An issue that we've all be hearing about is the alarming rate of obesity in this country. Just last year, Ad Council partnered with the Department of Health and Human Services to launch a campaign combating obesity. (Reference spot "Love Handles").

Since the campaign launch, the website is receiving over 80,000 unique visitors a month and already more than 105 million Americans have been exposed to this campaign.

All of these examples are from some of the more recent campaigns. But Ad Council has many efforts that year after year produce incredible results. In fact, they have been partnering with the United Negro College Fund for over 30 years. While we all know that "A Mind is A Terrible Thing to Waste," you may not know that this campaign has helped 350,000 children to graduate from college - 350,000. (Reference spot "Schedule").
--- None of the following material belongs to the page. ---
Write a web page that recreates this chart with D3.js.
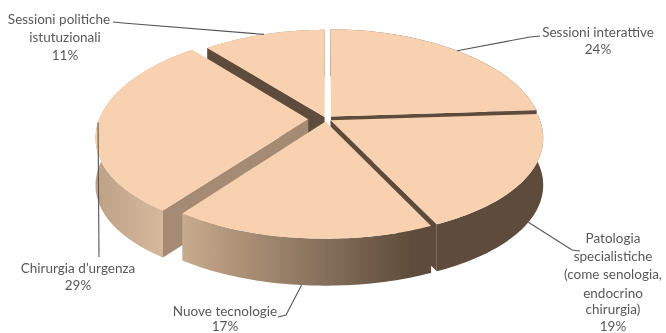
<!DOCTYPE html>
<html><head><meta charset="utf-8">
<script src="https://cdn.jsdelivr.net/npm/d3@7"></script>
<style>html,body{margin:0;padding:0;background:#fff}svg{display:block}</style>
</head><body><div id="c"></div>
<script>
const categories = ["Sessioni interattive","Patologia specialistiche (come senologia, endocrino chirurgia)","Nuove tecnologie","Chirurgia d’urgenza","Sessioni politiche – istutuzionali"];
const values = [24,19,17,29,11];
const valueLabels = ["24%","19%","17%","29%","11%"];
const labelLines = [
  ["Sessioni interattive","24%"],
  ["Patologia","specialistiche","(come senologia,","endocrino","chirurgia)","19%"],
  ["Nuove tecnologie","17%"],
  ["Chirurgia d’urgenza","29%"],
  ["Sessioni politiche","istutuzionali","11%"]
];

// layout (not data)
const W=666,H=333,cx=326,cy=119,R=209,S=100,KY=0.14,KX=0.17,depth=47;
const explode=[0.035,0.025,0.025,0.085,0.02];
const drawOrder=[4,0,3,1,2];
// visible cut faces of each slice: colour of the start-side and end-side wall (null = hidden)
const TOP="#f8d2b0",DARK="#5f4c3b",TAN="#a58b73";
const cutFaces=[[null,DARK],[null,DARK],[null,null],[TAN,null],[DARK,null]];
const labelPos=[
  {x:[598,598],y:[37,54]},
  {x:[613,613,613,613,613,613],y:[243,261,279,298,314,331]},
  {x:[225,225],y:[316,331]},
  {x:[78,78],y:[273,290]},
  {x:[59,65,65],y:[24,42,60]}
];
const leaderTail=[
  [[530,37],[540,36]],
  [[572,250],[580,251]],
  [[286,315],[278,317]],
  [[99,257]],
  [[123,23],[113,22]]
];
const leaderFront=[0,1,1,0,0];

const xS=d3.scaleLinear().domain([-1,1]).range([cx-R,cx+R]);
const yS=d3.scaleLinear().domain([-1,1]).range([cy-S,cy+S]);
function proj(u,v){return [xS(u/(1-KX*v)),yS(v/(1-KY*v))];}

const arcs=d3.pie().sort(null).value(d=>d)(values);
const svg=d3.select("#c").append("svg").attr("width",W).attr("height",H);
const defs=svg.append("defs");
defs.append("filter").attr("id","soft").attr("x","-5%").attr("y","-5%").attr("width","110%").attr("height","110%")
  .append("feGaussianBlur").attr("stdDeviation",0.55);
const grad=defs.append("linearGradient").attr("id","wall").attr("gradientUnits","userSpaceOnUse")
  .attr("x1",100).attr("x2",545).attr("y1",0).attr("y2",0);
[[0,"#bfa388"],[0.14,"#d6b89d"],[0.19,"#c8aa8e"],[0.3,"#b09479"],[0.53,"#7f6a57"],[0.7,"#5f4c3b"],[1,"#5f4c3b"]]
  .forEach(([o,c])=>grad.append("stop").attr("offset",o).attr("stop-color",c));

const line=d3.line();
const g=svg.append("g").attr("filter","url(#soft)");

function pt(a,mid,e,r){
  const ox=Math.sin(mid)*e, oy=-Math.cos(mid)*e;
  return proj(ox+r*Math.sin(a), oy-r*Math.cos(a));
}
const down=p=>[p[0],p[1]+depth];

drawOrder.forEach(i=>{
  const d=arcs[i],mid=(d.startAngle+d.endAngle)/2,e=explode[i];
  const angs=d3.range(0,61).map(t=>d.startAngle+(d.endAngle-d.startAngle)*t/60);
  const rim=angs.map(a=>pt(a,mid,e,1));
  const apex=pt(0,mid,e,0);
  const s=g.append("g");
  // outer wall
  s.append("path").attr("d",line(rim.concat(rim.map(down).reverse()))+"Z").attr("fill","url(#wall)");
  // radial walls
  [[rim[0],cutFaces[i][0]],[rim[60],cutFaces[i][1]]].forEach(([p,c])=>{
    if(c) s.append("path").attr("d",line([apex,p,down(p),down(apex)])+"Z").attr("fill",c);
  });
  // top
  s.append("path").attr("d",line([apex].concat(rim))+"Z").attr("fill",TOP);
});

// leader lines
arcs.forEach((d,i)=>{
  const mid=(d.startAngle+d.endAngle)/2;
  let p=pt(mid,mid,explode[i],1);
  if(leaderFront[i]) p=down(p);
  g.append("path").attr("d",line([p].concat(leaderTail[i]))).attr("fill","none").attr("stroke","#555").attr("stroke-width",1.1);
});
// labels
labelLines.forEach((lines,i)=>{
  lines.forEach((t,j)=>{
    g.append("text").attr("x",labelPos[i].x[j]).attr("y",labelPos[i].y[j])
      .attr("text-anchor","middle").attr("font-family","Lato, 'Open Sans', sans-serif")
      .attr("font-size",13.5).attr("fill","#595959").text(t);
  });
});
</script></body></html>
Ten years ago, the Ad Council adopted a comprehensive initiative to make a difference for those Americans in greatest need - our children.

Today, 70% of all Ad Council campaigns today benefit children. In fact, in just ten years, the media has donated more than $6 billion dollars in support of these messages.

In real life terms, this effort has resulted in:

  • more children in after-school programs
  • more adult mentors for at-risk youth
  • fewer teens dropping out of high school and
  • more parents armed with information and support.

We know that we need to create messages that surround the health and well-being of our children. So, as Ad Council looked at the body of their work, it became very clear that they needed an early learning campaign. So they reached out to the United Way's Success by 6 program to be the national partner in this effort.

Like all Ad Council campaigns, the new Born Learning campaign is about raising awareness of the issue, which, as you might imagine, is just the first step in what can eventually lead to changing the social norm.

The objective of our campaign is to engage parents and inspire them to provide their children with the foundation for a successful future.

Our target audience is English- and Spanish-speaking parents and grandparents of children from birth through age 5.

We must communicate to these parents that from birth, their children are not only eager, but also ready to learn. As parents they must understand that they have the power to turn everyday moments into fun learning opportunities.

Our research shows that parents are overwhelmed as it is. And not just in families where both parents are working outside of the home. Stay-at-home parents are equally overwhelmed. What we didn't want to do was create a message that made them feel like they had one more thing to worry about. That's why this advertising is so smart. It demonstrates that the little "everyday moments" -- whether that's when you're walking down the street together, pouring a bowl of cereal or doing yet another load of laundry -- can be teaching moments.

This campaign aims to inform parents that simply by starting early, they can give their children the tools they need to be school-ready…The PSAs direct parents to a comprehensive website, bornlearning.org. The website content was developed by our partner Civitas. It provides lots of useful information based on the latest research along with dozens of downloadable tips, fact sheets and other user-friendly materials. It will also link visitors with local United Ways for services in their community.

The PSAs were created pro bono by McCann Erickson. They are the same agency that created our United Way branding campaign, "What Matters," as well as so many wonderful commercial advertising campaigns including MasterCard's "Priceless." I think you'll agree that the team at McCann has done an equally remarkable job for this campaign - which, by the way, will be available in English and Spanish for TV, radio, print, outdoor and the internet. (Reference spots "Laundromat", "Piggies" and "Signs").

I am fortunate to do social marketing full time at United Way. But the advertising industry, which donates expertise, creative and media, feels both the opportunity and the responsibility to use the power of media for good. Tonight I have shown you but a few examples of this work.